Research Topics
Human beings are endowed with the unique ability to communicate orally with others. While the act of speaking is very natural and effortless for adults, it takes more than a decade for children to become proficient orators in their native language. Sometimes, neurocognitive or articulatory challenges may affect the typical course of their language progression.
At LOLA – the Laboratory for Oral Language Acquisition – we are interested in understanding how children develop the articulatory coordinations necessary for fluent and intelligible speech production and how this happens concomitantly with phonological and lexical development.
- We study (co)articulatory mechanism in adults who have a full knowledge of their language and a mature control of their speech motor system. We track how this mechanism mature in preschoolers and school-aged children. This work is conducted in collaboration with Dr. Mark Tiede, Prof. Khalil Iskarous, Prof. Martijn Wieling.
- We examine the acquisition of spoken language and reading in reading disordered children. We conduct this research within the Marie Curie Innovative Training Network PredictAble and in collaboration with Prof.

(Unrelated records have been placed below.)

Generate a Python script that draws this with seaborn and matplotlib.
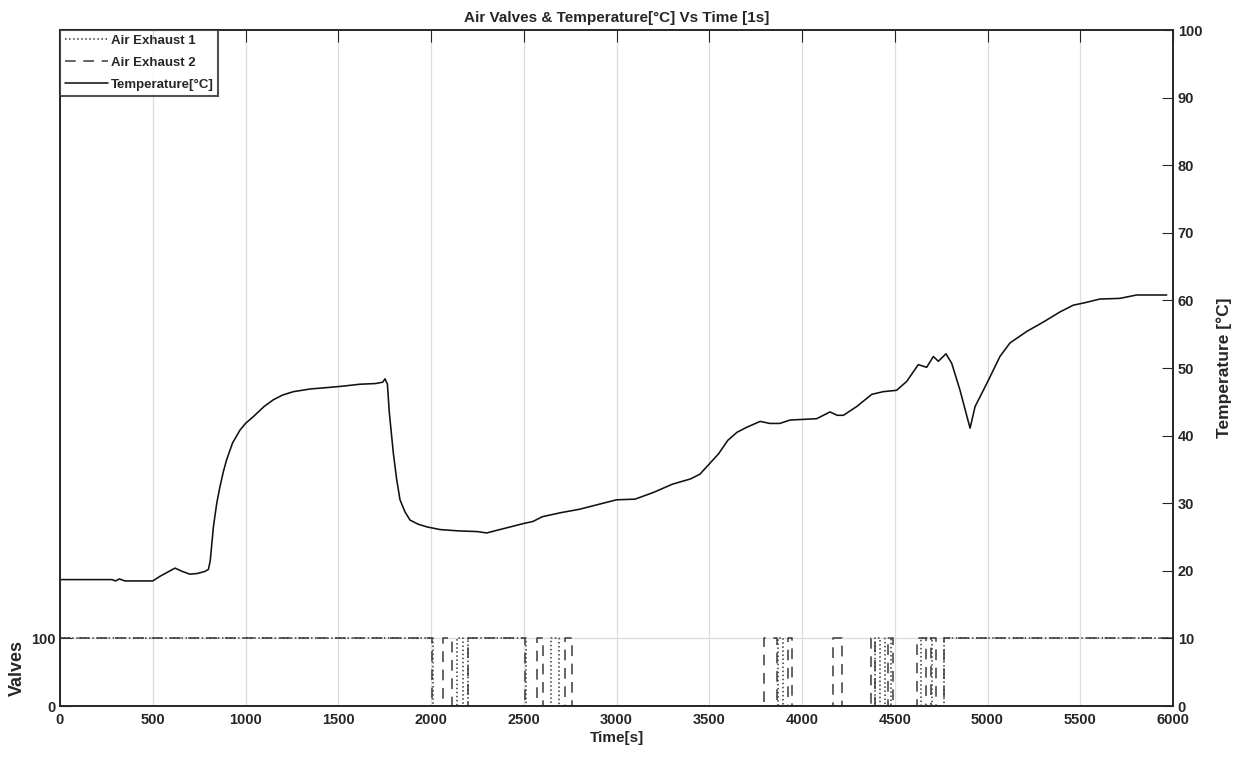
import pandas as pd
import matplotlib
matplotlib.use('Agg')
import matplotlib.pyplot as plt
import seaborn as sns

# temperature readings
time_s = [0, 100, 200, 280, 300, 320, 350, 400, 500, 540, 580, 620, 660, 700, 740, 780,
          800, 810, 827, 845, 862, 880, 898, 930, 970, 1000, 1042, 1100, 1150, 1200, 1258,
          1350, 1438, 1520, 1617, 1700, 1740, 1752, 1765, 1775, 1797, 1815, 1833, 1860,
          1887, 1930, 1977, 2049, 2150, 2250, 2300, 2400, 2500, 2550, 2600, 2700, 2800,
          2900, 3000, 3100, 3200, 3300, 3400, 3450, 3500, 3550, 3600, 3650, 3700, 3774,
          3827, 3881, 3935, 4007, 4079, 4151, 4190, 4223, 4295, 4376, 4438, 4510, 4564,
          4627, 4672, 4708, 4735, 4776, 4807, 4852, 4906, 4933, 4996, 5067, 5121, 5211,
          5301, 5391, 5463, 5516, 5606, 5714, 5804, 5966]
temperature = [18.7, 18.7, 18.7, 18.7, 18.5, 18.8, 18.5, 18.5, 18.5, 19.2, 19.8, 20.4, 19.9,
               19.5, 19.6, 19.9, 20.2, 21.5, 26.5, 30.0, 32.4, 34.6, 36.4, 38.9, 40.8, 41.8,
               42.8, 44.3, 45.3, 46.0, 46.5, 46.9, 47.1, 47.3, 47.6, 47.7, 47.9, 48.4, 47.6,
               43.5, 37.4, 33.5, 30.5, 28.7, 27.5, 26.9, 26.5, 26.1, 25.9, 25.8, 25.6, 26.3,
               27.0, 27.3, 28.0, 28.6, 29.1, 29.8, 30.5, 30.6, 31.6, 32.8, 33.6, 34.3, 35.8,
               37.3, 39.3, 40.5, 41.2, 42.1, 41.8, 41.8, 42.3, 42.4, 42.5, 43.5, 43.0, 43.0,
               44.3, 46.1, 46.5, 46.7, 48.0, 50.5, 50.1, 51.7, 51.0, 52.1, 50.7, 46.7, 41.1,
               44.3, 47.7, 51.7, 53.7, 55.4, 56.8, 58.3, 59.3, 59.6, 60.2, 60.3, 60.8, 60.8]

# valve states (switching times, value held until next time)
ex1_time = [0, 2010, 2140, 2172, 2201, 2510, 2645, 2690, 3870, 3895, 4395, 4420, 4450,
            4480, 4640, 4700, 4765, 6000]
ex1_val = [100, 0, 100, 0, 100, 0, 100, 0, 100, 0, 100, 0, 100, 0, 100, 0, 100, 100]
ex2_time = [0, 2003, 2066, 2111, 2201, 2507, 2570, 2605, 2722, 2758, 3795, 3867, 3926,
            3944, 4165, 4214, 4370, 4392, 4465, 4489, 4622, 4668, 4693, 4722, 4765, 6000]
ex2_val = [100, 0, 100, 0, 100, 0, 100, 0, 100, 0, 100, 0, 100, 0, 100, 0, 100, 0, 100, 0,
           100, 0, 100, 0, 100, 100]

temp_df = pd.DataFrame({'t': time_s, 'T': temperature})
ex1_df = pd.DataFrame({'t': ex1_time, 'v': ex1_val})
ex2_df = pd.DataFrame({'t': ex2_time, 'v': ex2_val})

sns.set_style('white')
plt.rcParams['font.family'] = ['Liberation Sans', 'DejaVu Sans']
plt.rcParams['font.weight'] = 'bold'

fig = plt.figure(figsize=(12.41, 7.63), dpi=100)
ax = fig.add_axes([60 / 1241, 57 / 763, 1113 / 1241, 676 / 763])
ax2 = ax.twinx()

sns.lineplot(data=ex1_df, x='t', y='v', ax=ax, estimator=None, sort=False,
             drawstyle='steps-post', color='#3a3a3a', linestyle=':', linewidth=1.1,
             label='Air Exhaust 1', legend=False)
sns.lineplot(data=ex2_df, x='t', y='v', ax=ax, estimator=None, sort=False,
             drawstyle='steps-post', color='#3a3a3a', linestyle=(0, (7, 5)), linewidth=1.1,
             label='Air Exhaust 2', legend=False)
sns.lineplot(data=temp_df, x='t', y='T', ax=ax2, estimator=None, sort=False,
             color='#111111', linewidth=1.15, label='Temperature[°C]', legend=False)

# left axis: valves
ax.set_xlim(0, 6000)
ax.set_ylim(0, 1000)
ax.set_xticks(range(0, 6001, 500))
ax.set_yticks([0, 100])
ax.grid(True, color='#dcdcdc', linewidth=0.9)
ax.set_ylabel('Valves', fontsize=13, fontweight='bold')
ax.yaxis.set_label_coords(-0.031, 0.056)
ax.set_xlabel('Time[s]', fontsize=11, fontweight='bold', labelpad=3)
ax.tick_params(axis='x', direction='in', length=8.5, top=True, labelsize=10.5,
               labelcolor='#262626', pad=5)
ax.tick_params(axis='y', direction='in', length=8.5, labelsize=10.5, labelcolor='#262626')

# right axis: temperature
ax2.set_ylim(0, 100)
ax2.set_yticks(range(0, 101, 10))
ax2.grid(False)
ax2.set_ylabel('Temperature [°C]', fontsize=12.5, fontweight='bold', labelpad=10)
ax2.tick_params(axis='y', direction='in', length=8, labelsize=10.5, labelcolor='#262626')
ax2.set_xlabel('')

for a in (ax, ax2):
    for s in a.spines.values():
        s.set_color('#262626')
        s.set_linewidth(1.2)

ax.set_title('Air Valves & Temperature[°C] Vs Time [1s]', fontsize=11, fontweight='bold', pad=6)

handles = ax.get_lines()[:2] + ax2.get_lines()[:1]
leg = ax2.legend(handles, ['Air Exhaust 1', 'Air Exhaust 2', 'Temperature[°C]'],
                 loc='upper left', fontsize=9.5, frameon=True, fancybox=False,
                 borderaxespad=0.0, handlelength=3.3, handletextpad=0.2,
                 labelspacing=0.75, borderpad=0.35)
leg.get_frame().set_edgecolor('#262626')
leg.get_frame().set_linewidth(1.5)
for txt in leg.get_texts():
    txt.set_fontweight('bold')

plt.savefig('out.png', dpi=100)
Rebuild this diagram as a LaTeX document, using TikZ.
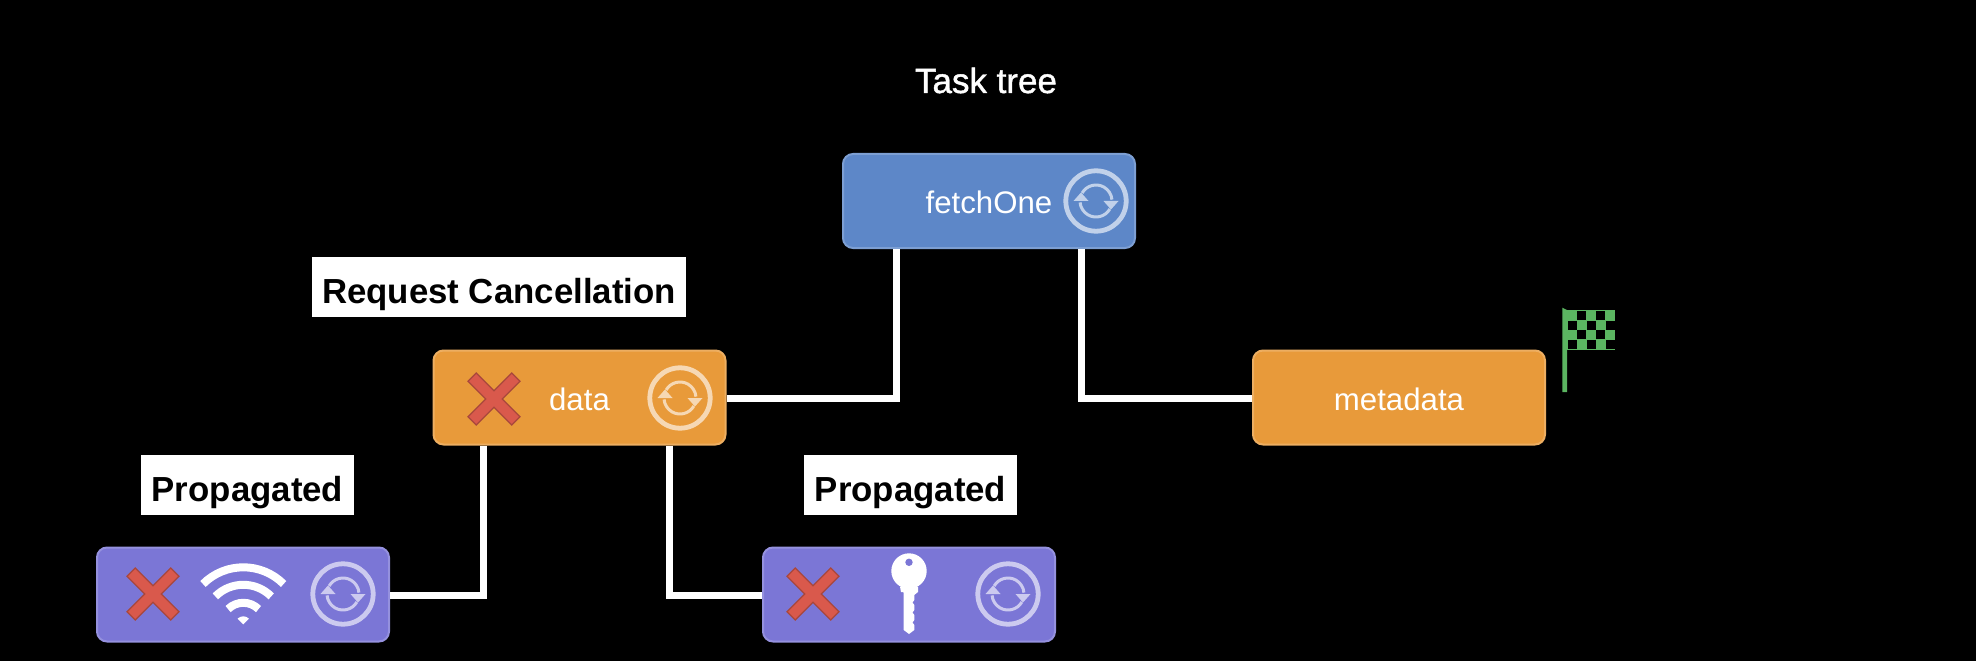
\documentclass[tikz,border=0pt]{standalone}
\usepackage{fontspec}
\setmainfont{Liberation Sans}
\newfontfamily\mediumfont{Liberation Sans}[FakeBold=1.2]
\definecolor{taskblue}{HTML}{5D87C8}
\definecolor{taskorange}{HTML}{E89A3A}
\definecolor{taskpurple}{HTML}{7B76D6}
\definecolor{crossred}{HTML}{D9594C}
\definecolor{crossedge}{HTML}{A8473C}
\definecolor{flaggreen}{HTML}{5BB561}
\tikzset{
  taskbox/.style={draw=#1!80!white, fill=#1, line width=1pt, rounded corners=5pt,
    minimum width=146pt, minimum height=47pt, inner sep=0pt, text=white,
    text height=12.5pt, text depth=0pt, font=\fontsize{15.6}{18}\selectfont},
  labelbox/.style={fill=white, text=black, inner sep=0pt, minimum height=30pt,
    text depth=0pt, font=\fontsize{17.4}{20}\bfseries},
  wire/.style={draw=white, line width=3.5pt}
}
\begin{document}
\begin{tikzpicture}[x=0.5pt,y=0.5pt]
  \def\syncicon(#1){%
    \begin{scope}[shift={(#1)},opacity=0.62]
    \draw[white,line width=2.4pt] (0,0) circle (15.1pt);
    \foreach \a in {0,180}{
      \begin{scope}[rotate=\a]
      \draw[white,line width=1.5pt] (150:8pt) arc (150:5:8pt);
      \fill[white] (7.5,0) -- (22.5,0) -- (15,-8.5) -- cycle;
      \end{scope}
    }
    \end{scope}
  }
  \def\crossicon(#1){%
    \draw[crossedge,fill=crossred,line width=0.6pt,shift={(#1)}]
      (26,-17.7) -- (17.7,-26) -- (0,-8.3) -- (-17.7,-26) -- (-26,-17.7) -- (-8.3,0)
      -- (-26,17.7) -- (-17.7,26) -- (0,8.3) -- (17.7,26) -- (26,17.7) -- (8.3,0) -- cycle;
  }

  \useasboundingbox (0,0) rectangle (1976,660);
  \fill[black] (-5,-5) rectangle (1981,665);

  \node[font=\fontsize{17.5}{20}\mediumfont, text=white, anchor=base] (title) at (986,567) {Task tree};

  \node[taskbox=taskblue] (fetchOne) at (989,459) {fetchOne};
  \node[taskbox=taskorange] (data) at (579.5,262.5) {data};
  \node[taskbox=taskorange] (metadata) at (1399,262.5) {metadata};
  \node[taskbox=taskpurple] (wifi) at (243,65.5) {};
  \node[taskbox=taskpurple] (key) at (909,65.5) {};

  \node[labelbox, minimum width=187pt, text height=16pt] (request) at (499,373) {Request Cancellation};
  \node[labelbox, minimum width=106.5pt, text height=17pt] (propLeft) at (247.5,175.5) {Propagated};
  \node[labelbox, minimum width=106.5pt, text height=17pt] (propRight) at (910.5,175.5) {Propagated};

  \draw[wire] ([yshift=-0.5pt]data.east) -| ([xshift=-46.5pt]fetchOne.south);
  \draw[wire] ([xshift=46pt]fetchOne.south) |- ([yshift=-0.5pt]metadata.west);
  \draw[wire] ([yshift=-0.5pt]wifi.east) -| ([xshift=-48pt]data.south);
  \draw[wire] ([xshift=45pt]data.south) |- ([yshift=-0.5pt]key.west);

  \syncicon(1096,459)
  \syncicon(680,262)
  \syncicon(343,66)
  \syncicon(1008,66)

  \crossicon(494,261)
  \crossicon(153,66)
  \crossicon(813,66)

  % wifi
  \begin{scope}[shift={(243.3,35.7)}]
    \foreach \r in {28.5,19.75,10.75}
      \draw[white,line width=4pt] (45:\r pt) arc (45:135:\r pt);
    \fill[white] (0,0) -- (45:8) arc (45:135:8) -- cycle;
  \end{scope}

  % key
  \begin{scope}[shift={(909,89)}]
    \fill[white] (0,0) circle (8.85pt);
    \fill[white] (-9,-15.7) -- (-8,-21) -- (-5.3,-21.3) -- (-5.3,-59) -- (0,-63) -- (5.3,-59)
      -- (5.3,-54) -- (3.5,-51.5) -- (5.3,-49) -- (5.3,-44) -- (3.5,-41.5) -- (5.3,-39)
      -- (5.3,-34) -- (3.5,-31.5) -- (5.3,-29) -- (5.3,-24) -- (9,-21) -- (9,-15.7) -- cycle;
    \fill[taskpurple] (0,8.7) circle (1.85pt);
  \end{scope}

  % flag
  \begin{scope}[shift={(1567,350)}]
    \fill[flaggreen] (-4.7,2.3) -- (0,0) -- (0,-82) -- (-4.7,-82) -- cycle;
    \fill[flaggreen] (0,0) rectangle (48,-40);
    \foreach \i in {0,...,4}
      \foreach \j in {0,...,3}{
        \pgfmathparse{int(mod(\i+\j,2))}
        \ifnum\pgfmathresult=1
          \fill[black] (\i*9.5+0.5,-\j*9.6-1) rectangle ++(9.2,-9.2);
        \fi
      }
  \end{scope}
\end{tikzpicture}
\end{document}
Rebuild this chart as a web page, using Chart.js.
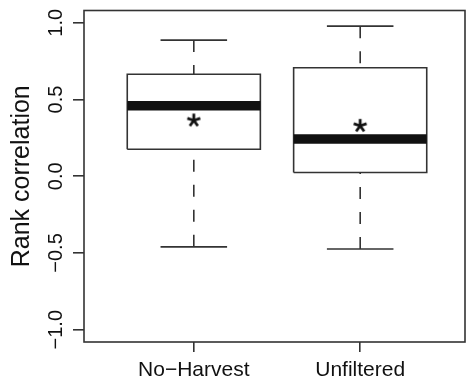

Barbara Hoehle and Prof. Ken Pugh.
- We investigate how words and syllables are planned in the mind of children and adults before being produced aloud. We examine the role of structural, phonological and lexical properties of the ambient language on these processes. This research is conducted in collaboration with Prof. Dr. Christine Mooshammer.
- We look at the links between the perception and production of speech in infants who are beginning their journey towards learning to speak their native language (with Prof. Barbara Hoehleand Nicole Altvater Mackensen).